Just Google “Jen McIntosh Dollar Academy”. You know that you are on the right track when the Search Engine produces a hit on the first page. You also know it is something quite significant if the top hit on the first page relates to your search, but it has to be something quite significant before you dominate the first page and get a picture as well! Jennifer McIntosh has done just that!!
Jen McIntosh, yesterday, became Scotland's most successful athlete of the Delhi Commonwealth Games, firing her way to gold in the 50m prone singles to match her pairs display with Kay Copland, and her 3P pairs bronze. Jen recorded a near faultless score of 597 ex 600 over six cards to record a new Games record, smashing the previous score by a significant seven points and equaling the current World Record. Jen completed her six card marathon in under 32 minutes, but had to wait a further 43 minutes before success was guaranteed. Putting 57 shots in the ten ring, which is the size of a five pence, from a distance half the length of a rugby pitch, finishing first off the range and first overall are significant achievements.
We benefited here in Dollar from up to the minute news from Seonaid (F3) her sister, also a very capable marksman, and from her mum, Shirley (FP1983), herself a double medalist from the Canadian Commonwealth Games in 1994 and again in the Malaysian Games in 1998. Emotions ran high as everyone that knew her and understand the sport followed her results with interest. Her performance here has helped place shooting as the most successful Scottish sport of the Commonwealth Games in Delhi.
Jen made the decision when leaving school to become a full time athlete: “Forget the studying and Gap Year thing; that’s what everyone else is doing. I want to win some medals.” This focus and single minded determination is what she is all about. She has always shown a level of maturity that belies her age and experience. Jen's will to win, constant training and meticulous preparation has helped her achieve her goals. There are lessons for us all here.

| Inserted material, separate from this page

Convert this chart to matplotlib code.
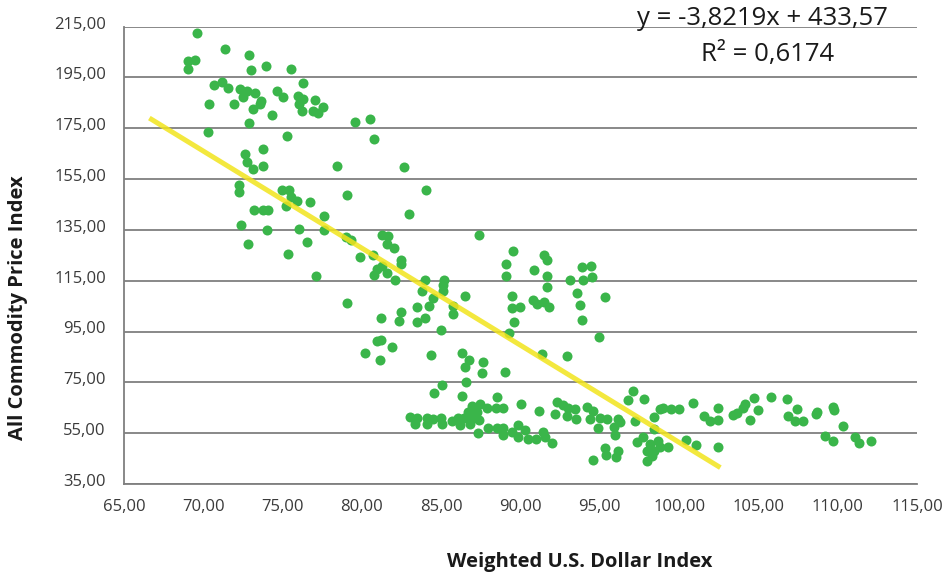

Alongside the effort and hard work is a wicked sense of humor. If you read the news articles there have been stories of purple socks and lucky pants. She dealt with the media attention well: “we are talking knickers here”, said Jen with a laugh. Yet she quickly turns the subject back to the sport she loves and excels in, describing it as “simply awesome” and continues to make comment: "It's not just about what shooting can do for me personally. In our case, it's a chance to show our country what our sport is really about. I have got so much out of my sport, it amazes even me sometimes. It's taught me a discipline and an approach to life that I didn't have before. It's given me a chance to travel the world. I've met a lot of interesting people and made an awful lot of very good friends, often people I wouldn't have met if it weren't for this sport. I was never very good at the 'conventional' sports at school - rugby was for boys; I had pretty poor hand-eye co-ordination so hockey and tennis were out and I was far too gangly for gymnastics. The only sport I was ever any good at was basketball but I really didn't thrive in a team. Fortunately, because of my parents, I got a chance to try something that most people don't. My school, Dollar Academy, was better than most when it came to offering a wide range of activities for everyone and I probably would have fallen into shooting even without my parents' help because of that, but not to the same level. So I was lucky, but not everyone is. I think everyone should be given the chance to find the sport that they're good at, because sport teaches you something that you can't learn in the classroom. I think these Games can help kids do this because they'll have a chance to see these elite athletes up close. I think these Games have the potential to inspire a generation. I've been all around the world with my sport but I think the Glasgow 2014 Commonwealth Games could be one of the most important competitions of my life and I can't wait!"